## WORK INSTRUCTIONS
Leaving out the pictures, retype all the material exactly.

## COLLECTED MATERIAL
.....

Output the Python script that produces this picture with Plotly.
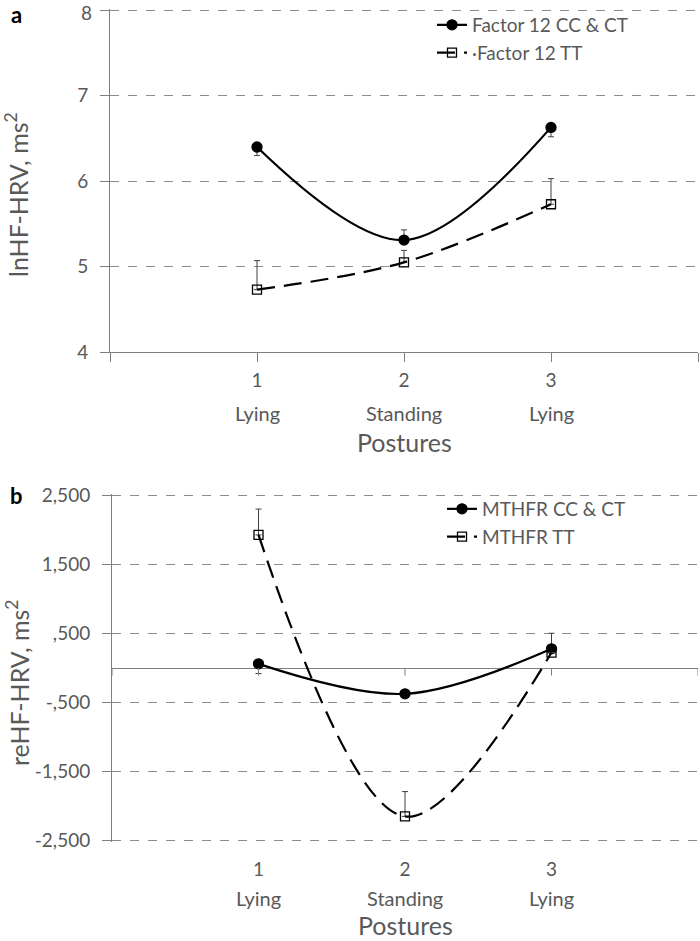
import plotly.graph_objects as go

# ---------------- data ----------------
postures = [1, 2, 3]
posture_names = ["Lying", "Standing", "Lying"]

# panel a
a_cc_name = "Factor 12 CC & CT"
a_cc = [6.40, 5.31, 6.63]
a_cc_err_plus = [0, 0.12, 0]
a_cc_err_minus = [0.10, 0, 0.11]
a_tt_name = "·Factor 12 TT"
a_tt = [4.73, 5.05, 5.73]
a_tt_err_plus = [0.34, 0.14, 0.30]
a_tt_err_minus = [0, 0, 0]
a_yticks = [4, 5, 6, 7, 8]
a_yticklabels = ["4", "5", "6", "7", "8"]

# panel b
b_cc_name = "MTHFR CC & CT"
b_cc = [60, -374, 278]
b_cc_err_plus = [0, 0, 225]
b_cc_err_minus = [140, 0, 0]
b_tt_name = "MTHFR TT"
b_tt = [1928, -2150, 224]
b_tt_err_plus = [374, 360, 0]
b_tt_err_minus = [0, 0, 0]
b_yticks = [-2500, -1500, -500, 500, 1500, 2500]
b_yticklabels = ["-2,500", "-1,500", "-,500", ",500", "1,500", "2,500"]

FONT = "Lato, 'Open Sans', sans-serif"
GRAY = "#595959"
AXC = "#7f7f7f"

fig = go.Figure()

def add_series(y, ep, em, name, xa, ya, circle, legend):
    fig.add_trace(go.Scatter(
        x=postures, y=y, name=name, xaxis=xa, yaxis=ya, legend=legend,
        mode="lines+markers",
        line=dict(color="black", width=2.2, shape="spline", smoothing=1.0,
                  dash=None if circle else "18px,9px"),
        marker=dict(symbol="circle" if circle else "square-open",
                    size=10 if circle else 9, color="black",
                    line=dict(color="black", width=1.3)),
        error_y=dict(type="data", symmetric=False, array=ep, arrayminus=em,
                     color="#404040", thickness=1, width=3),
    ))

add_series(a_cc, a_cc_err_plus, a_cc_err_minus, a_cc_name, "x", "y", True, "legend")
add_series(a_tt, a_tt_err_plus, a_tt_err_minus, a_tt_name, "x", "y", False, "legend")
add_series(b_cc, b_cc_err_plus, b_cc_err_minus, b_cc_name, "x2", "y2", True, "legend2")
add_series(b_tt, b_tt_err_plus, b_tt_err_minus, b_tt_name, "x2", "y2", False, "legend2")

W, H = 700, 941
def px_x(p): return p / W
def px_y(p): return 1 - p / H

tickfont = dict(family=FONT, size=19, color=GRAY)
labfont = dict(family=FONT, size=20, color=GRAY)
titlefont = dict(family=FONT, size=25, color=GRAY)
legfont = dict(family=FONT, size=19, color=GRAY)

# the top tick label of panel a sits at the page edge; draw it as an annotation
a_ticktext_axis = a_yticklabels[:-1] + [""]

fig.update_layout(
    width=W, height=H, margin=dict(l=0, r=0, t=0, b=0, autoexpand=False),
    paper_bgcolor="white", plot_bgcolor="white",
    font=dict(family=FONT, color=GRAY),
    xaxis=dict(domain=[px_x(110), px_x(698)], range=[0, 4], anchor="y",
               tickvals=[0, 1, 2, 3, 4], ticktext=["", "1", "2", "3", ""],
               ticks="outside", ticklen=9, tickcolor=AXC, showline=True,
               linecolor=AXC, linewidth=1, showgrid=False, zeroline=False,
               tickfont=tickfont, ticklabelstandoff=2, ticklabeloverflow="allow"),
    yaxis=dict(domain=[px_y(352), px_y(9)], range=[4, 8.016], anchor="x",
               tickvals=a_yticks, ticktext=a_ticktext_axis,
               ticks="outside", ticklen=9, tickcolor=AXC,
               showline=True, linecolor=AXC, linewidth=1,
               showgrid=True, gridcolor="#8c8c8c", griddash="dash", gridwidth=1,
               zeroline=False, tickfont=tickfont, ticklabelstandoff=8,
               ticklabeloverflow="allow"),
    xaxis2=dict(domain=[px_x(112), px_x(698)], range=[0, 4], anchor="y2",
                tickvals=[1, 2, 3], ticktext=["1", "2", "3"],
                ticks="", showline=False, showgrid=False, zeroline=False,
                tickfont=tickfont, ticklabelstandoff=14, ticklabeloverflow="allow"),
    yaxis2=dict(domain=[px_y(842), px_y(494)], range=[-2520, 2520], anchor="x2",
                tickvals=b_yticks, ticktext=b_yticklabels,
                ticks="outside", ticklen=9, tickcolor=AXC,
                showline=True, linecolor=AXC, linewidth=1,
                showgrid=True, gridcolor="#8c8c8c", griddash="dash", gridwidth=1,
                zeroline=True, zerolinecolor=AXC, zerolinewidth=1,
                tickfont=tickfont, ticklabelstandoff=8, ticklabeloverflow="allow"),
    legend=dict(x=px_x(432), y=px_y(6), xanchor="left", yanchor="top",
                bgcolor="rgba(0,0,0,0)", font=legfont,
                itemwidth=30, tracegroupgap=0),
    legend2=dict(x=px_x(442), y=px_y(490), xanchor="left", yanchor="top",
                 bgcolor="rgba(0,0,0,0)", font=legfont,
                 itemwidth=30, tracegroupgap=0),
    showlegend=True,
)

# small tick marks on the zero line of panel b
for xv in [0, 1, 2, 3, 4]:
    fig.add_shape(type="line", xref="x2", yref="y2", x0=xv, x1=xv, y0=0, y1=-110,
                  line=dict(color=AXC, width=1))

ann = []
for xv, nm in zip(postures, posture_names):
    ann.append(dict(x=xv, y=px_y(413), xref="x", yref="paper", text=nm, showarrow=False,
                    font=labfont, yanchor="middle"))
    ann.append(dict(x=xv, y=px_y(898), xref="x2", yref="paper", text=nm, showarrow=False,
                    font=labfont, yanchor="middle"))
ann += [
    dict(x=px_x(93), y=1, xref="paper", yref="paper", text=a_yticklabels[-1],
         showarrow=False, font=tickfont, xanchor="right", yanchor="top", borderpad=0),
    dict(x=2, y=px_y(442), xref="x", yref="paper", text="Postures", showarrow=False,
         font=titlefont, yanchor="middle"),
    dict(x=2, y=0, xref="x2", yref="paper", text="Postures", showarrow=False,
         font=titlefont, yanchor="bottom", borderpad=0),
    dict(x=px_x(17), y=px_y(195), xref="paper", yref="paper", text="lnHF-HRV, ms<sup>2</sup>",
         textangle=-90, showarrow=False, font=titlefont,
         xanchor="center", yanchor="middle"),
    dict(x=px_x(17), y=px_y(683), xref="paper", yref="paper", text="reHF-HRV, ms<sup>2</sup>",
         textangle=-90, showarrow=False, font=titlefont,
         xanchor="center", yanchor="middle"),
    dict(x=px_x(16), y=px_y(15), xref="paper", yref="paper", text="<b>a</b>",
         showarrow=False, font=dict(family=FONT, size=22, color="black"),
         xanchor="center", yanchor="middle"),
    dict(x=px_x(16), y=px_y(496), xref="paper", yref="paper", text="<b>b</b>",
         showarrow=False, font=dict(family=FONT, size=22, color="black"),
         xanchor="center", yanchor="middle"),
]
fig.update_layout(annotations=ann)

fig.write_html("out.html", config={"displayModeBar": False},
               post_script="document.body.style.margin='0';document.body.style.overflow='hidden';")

.....

## TASK OUTPUT
Output the Python script that produces this picture with Plotly.
import plotly.graph_objects as go

# ---------------- data ----------------
postures = [1, 2, 3]
posture_names = ["Lying", "Standing", "Lying"]

# panel a
a_cc_name = "Factor 12 CC & CT"
a_cc = [6.40, 5.31, 6.63]
a_cc_err_plus = [0, 0.12, 0]
a_cc_err_minus = [0.10, 0, 0.11]
a_tt_name = "·Factor 12 TT"
a_tt = [4.73, 5.05, 5.73]
a_tt_err_plus = [0.34, 0.14, 0.30]
a_tt_err_minus = [0, 0, 0]
a_yticks = [4, 5, 6, 7, 8]
a_yticklabels = ["4", "5", "6", "7", "8"]

# panel b
b_cc_name = "MTHFR CC & CT"
b_cc = [60, -374, 278]
b_cc_err_plus = [0, 0, 225]
b_cc_err_minus = [140, 0, 0]
b_tt_name = "MTHFR TT"
b_tt = [1928, -2150, 224]
b_tt_err_plus = [374, 360, 0]
b_tt_err_minus = [0, 0, 0]
b_yticks = [-2500, -1500, -500, 500, 1500, 2500]
b_yticklabels = ["-2,500", "-1,500", "-,500", ",500", "1,500", "2,500"]

FONT = "Lato, 'Open Sans', sans-serif"
GRAY = "#595959"
AXC = "#7f7f7f"

fig = go.Figure()

def add_series(y, ep, em, name, xa, ya, circle, legend):
    fig.add_trace(go.Scatter(
        x=postures, y=y, name=name, xaxis=xa, yaxis=ya, legend=legend,
        mode="lines+markers",
        line=dict(color="black", width=2.2, shape="spline", smoothing=1.0,
                  dash=None if circle else "18px,9px"),
        marker=dict(symbol="circle" if circle else "square-open",
                    size=10 if circle else 9, color="black",
                    line=dict(color="black", width=1.3)),
        error_y=dict(type="data", symmetric=False, array=ep, arrayminus=em,
                     color="#404040", thickness=1, width=3),
    ))

add_series(a_cc, a_cc_err_plus, a_cc_err_minus, a_cc_name, "x", "y", True, "legend")
add_series(a_tt, a_tt_err_plus, a_tt_err_minus, a_tt_name, "x", "y", False, "legend")
add_series(b_cc, b_cc_err_plus, b_cc_err_minus, b_cc_name, "x2", "y2", True, "legend2")
add_series(b_tt, b_tt_err_plus, b_tt_err_minus, b_tt_name, "x2", "y2", False, "legend2")

W, H = 700, 941
def px_x(p): return p / W
def px_y(p): return 1 - p / H

tickfont = dict(family=FONT, size=19, color=GRAY)
labfont = dict(family=FONT, size=20, color=GRAY)
titlefont = dict(family=FONT, size=25, color=GRAY)
legfont = dict(family=FONT, size=19, color=GRAY)

# the top tick label of panel a sits at the page edge; draw it as an annotation
a_ticktext_axis = a_yticklabels[:-1] + [""]

fig.update_layout(
    width=W, height=H, margin=dict(l=0, r=0, t=0, b=0, autoexpand=False),
    paper_bgcolor="white", plot_bgcolor="white",
    font=dict(family=FONT, color=GRAY),
    xaxis=dict(domain=[px_x(110), px_x(698)], range=[0, 4], anchor="y",
               tickvals=[0, 1, 2, 3, 4], ticktext=["", "1", "2", "3", ""],
               ticks="outside", ticklen=9, tickcolor=AXC, showline=True,
               linecolor=AXC, linewidth=1, showgrid=False, zeroline=False,
               tickfont=tickfont, ticklabelstandoff=2, ticklabeloverflow="allow"),
    yaxis=dict(domain=[px_y(352), px_y(9)], range=[4, 8.016], anchor="x",
               tickvals=a_yticks, ticktext=a_ticktext_axis,
               ticks="outside", ticklen=9, tickcolor=AXC,
               showline=True, linecolor=AXC, linewidth=1,
               showgrid=True, gridcolor="#8c8c8c", griddash="dash", gridwidth=1,
               zeroline=False, tickfont=tickfont, ticklabelstandoff=8,
               ticklabeloverflow="allow"),
    xaxis2=dict(domain=[px_x(112), px_x(698)], range=[0, 4], anchor="y2",
                tickvals=[1, 2, 3], ticktext=["1", "2", "3"],
                ticks="", showline=False, showgrid=False, zeroline=False,
                tickfont=tickfont, ticklabelstandoff=14, ticklabeloverflow="allow"),
    yaxis2=dict(domain=[px_y(842), px_y(494)], range=[-2520, 2520], anchor="x2",
                tickvals=b_yticks, ticktext=b_yticklabels,
                ticks="outside", ticklen=9, tickcolor=AXC,
                showline=True, linecolor=AXC, linewidth=1,
                showgrid=True, gridcolor="#8c8c8c", griddash="dash", gridwidth=1,
                zeroline=True, zerolinecolor=AXC, zerolinewidth=1,
                tickfont=tickfont, ticklabelstandoff=8, ticklabeloverflow="allow"),
    legend=dict(x=px_x(432), y=px_y(6), xanchor="left", yanchor="top",
                bgcolor="rgba(0,0,0,0)", font=legfont,
                itemwidth=30, tracegroupgap=0),
    legend2=dict(x=px_x(442), y=px_y(490), xanchor="left", yanchor="top",
                 bgcolor="rgba(0,0,0,0)", font=legfont,
                 itemwidth=30, tracegroupgap=0),
    showlegend=True,
)

# small tick marks on the zero line of panel b
for xv in [0, 1, 2, 3, 4]:
    fig.add_shape(type="line", xref="x2", yref="y2", x0=xv, x1=xv, y0=0, y1=-110,
                  line=dict(color=AXC, width=1))

ann = []
for xv, nm in zip(postures, posture_names):
    ann.append(dict(x=xv, y=px_y(413), xref="x", yref="paper", text=nm, showarrow=False,
                    font=labfont, yanchor="middle"))
    ann.append(dict(x=xv, y=px_y(898), xref="x2", yref="paper", text=nm, showarrow=False,
                    font=labfont, yanchor="middle"))
ann += [
    dict(x=px_x(93), y=1, xref="paper", yref="paper", text=a_yticklabels[-1],
         showarrow=False, font=tickfont, xanchor="right", yanchor="top", borderpad=0),
    dict(x=2, y=px_y(442), xref="x", yref="paper", text="Postures", showarrow=False,
         font=titlefont, yanchor="middle"),
    dict(x=2, y=0, xref="x2", yref="paper", text="Postures", showarrow=False,
         font=titlefont, yanchor="bottom", borderpad=0),
    dict(x=px_x(17), y=px_y(195), xref="paper", yref="paper", text="lnHF-HRV, ms<sup>2</sup>",
         textangle=-90, showarrow=False, font=titlefont,
         xanchor="center", yanchor="middle"),
    dict(x=px_x(17), y=px_y(683), xref="paper", yref="paper", text="reHF-HRV, ms<sup>2</sup>",
         textangle=-90, showarrow=False, font=titlefont,
         xanchor="center", yanchor="middle"),
    dict(x=px_x(16), y=px_y(15), xref="paper", yref="paper", text="<b>a</b>",
         showarrow=False, font=dict(family=FONT, size=22, color="black"),
         xanchor="center", yanchor="middle"),
    dict(x=px_x(16), y=px_y(496), xref="paper", yref="paper", text="<b>b</b>",
         showarrow=False, font=dict(family=FONT, size=22, color="black"),
         xanchor="center", yanchor="middle"),
]
fig.update_layout(annotations=ann)

fig.write_html("out.html", config={"displayModeBar": False},
               post_script="document.body.style.margin='0';document.body.style.overflow='hidden';")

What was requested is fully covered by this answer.